Et pourtant il a paru bon à la Société civile des droits d'auteur de René Bazin de rééditer ce qui aura été un texte fondateur, que tous les écrivains postérieurs auront pillé sans trop le dire. Texte qui se sera multiplié à 200.000 exemplaires et aura déclenché très tôt toutes les associations spirituelles se réclamant de l'esprit du frère Charles. D'autant que, même cinq années seulement après la mort de l'ermite à Tamanrasset, René Bazin avait déjà accumulé une information considérable que l'on retrouve dans son ouvrage : lettres, écrits spirituels, histoire, poésies touarègues, etc. Car, le sait-on, Foucauld l'avait contacté pour étudier et révéler la situation humaine et spirituelle des populations sahariennes. Le mouvement était donc déjà lancé. Et ces nombreuses citations permettent à l'auteur de s'effacer derrière son personnage sans se faire valoir à ses dépens : l'humilité est la sainteté du biographe.
Une source pure
Relisant cet ouvrage , apparemment plus copieux et surtout plus " luxueux " que la toute première et toute modeste édition de 1921 chez Plon — il fallait alors en découper les pages ! — on est donc surpris de trouver une biographie très documentée, clairement construite, et surtout écrite dans une langue merveilleuse par celui que François Mauriac avait appelé " le Fra Angelico des lettres ". Langue claire et simple sans pourtant rien de " pieusard " ni d'exalté, hors des requêtes médiatiques d'aujourd'hui. Nulle impression d'un retour à la vieillerie, mais éternelle actualité d'un texte juste et vrai qui ne provoque aucun dépaysement. D'autant que la composition typographique, belle et aérée, facilite agréablement la lecture, sans qu'on ait à devoir faire abstraction d'une réalité poussiéreuse. Et puis des notes de l'éditeur, discrètes et judicieuses, complètent ce qui appelle une suite.
Bien sûr, l'on est alors en 1921, trois ans après la fin de la Première Guerre mondiale, et René Bazin n'a pas de honte à parler de colonies ni à lier l'évangélisation à l'empire français qui en est le cadre. Mais il sait laver son héros de l'accusation de colonialisme : il fait même état (p. 291) d'une réflexion de Foucauld qui accuse la politique coloniale française et présage notre expulsion d'Afrique du Nord dans cinquante ans ; on s'en est souvenu en 1961 (1).

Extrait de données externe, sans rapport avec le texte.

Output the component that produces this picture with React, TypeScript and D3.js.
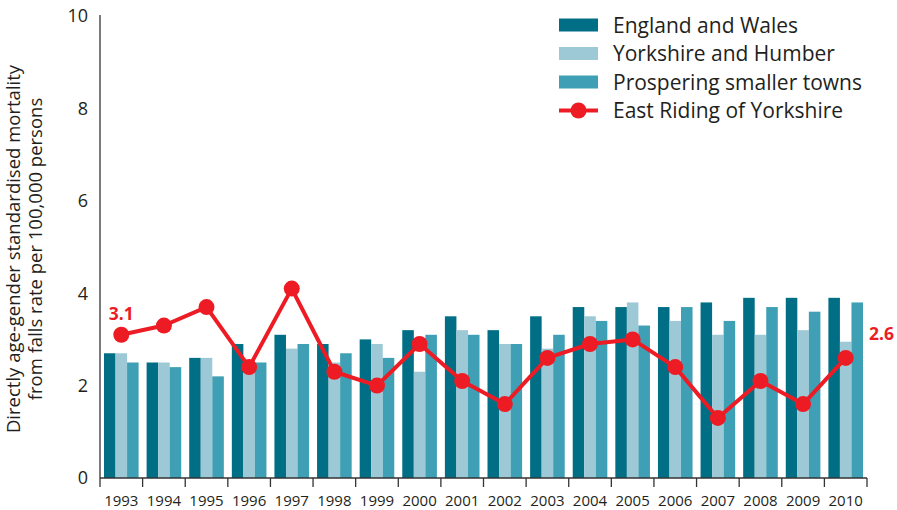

Et puis il sait mettre une différence entre la vocation du frère Charles et celle de son grand ami Laperrine, même si l'un et l'autre avaient gardé la fibre militaire. Aucun de ces amalgames auxquels se sont prêtés depuis des auteurs peu profonds et surtout marqués par l'idéologie.
Mais la sainteté n'arrache pas un homme à son contexte historique : l'on peut donc comprendre le patriotisme qu'attisa 1914 chez un être expulsé tout jeune de son Alsace natale en 1871. Reprenant alors son nom de famille, Foucauld remplit son devoir sur place, au fortin de Tamanrasset, uni à tous les prêtres qui défendaient leur pays dans les tranchées de France. Avec René Bazin, nous sommes en-deçà de querelles postérieures, celles dont la béatification prochaine — une béatification qui aura tardé, sans doute pour ces écheveaux mal débrouillés — fera justice en évacuant les anachronismes et les a priori.
Comprendre un saint
Mais n'oublions pas les jeunes qui n'ont sans doute jamais lu la biographie écrite par Bazin, parce qu'elle était épuisée ou bien ensevelie dans quelque bibliothèque familiale ou scolaire peu fréquentée. Avec cet ouvrage qui vient à point, ils trouveront une source pure qui les enchantera et les préservera d'une lecture politique ou psychiatrique. Ils découvriront pour aujourd'hui un prêtre authentique, bouleversé par Jésus ; un missionnaire qui n'a jamais cru le musulman définitivement fermé à 1'Évangile ni insensible à son message (p. 279-280), ce qui serait mépriser quantité d'hommes et de femmes par une sorte de racisme spirituel camouflé en tolérance et camouflant un relativisme. Ils apprendront à surmonter leur peur en comprenant que " la crainte est le signe du devoir " (p. 305).
Pour tous, le livre de René Bazin servira à poser une personnalité sans l'entortiller dans des considérations ultérieures relevant de l'a priori du soupçon ou bien de la récupération idéologique. Quand elle viendra, la béatification de Charles de Jésus ne stoppera certes pas la recherche, mais elle nous conduira à comprendre un saint, non à disséquer un être suspect ni à revendiquer un incompris.
Et Foucauld entrera dans le patrimoine religieux de l'Europe, si ce n'est déjà fait.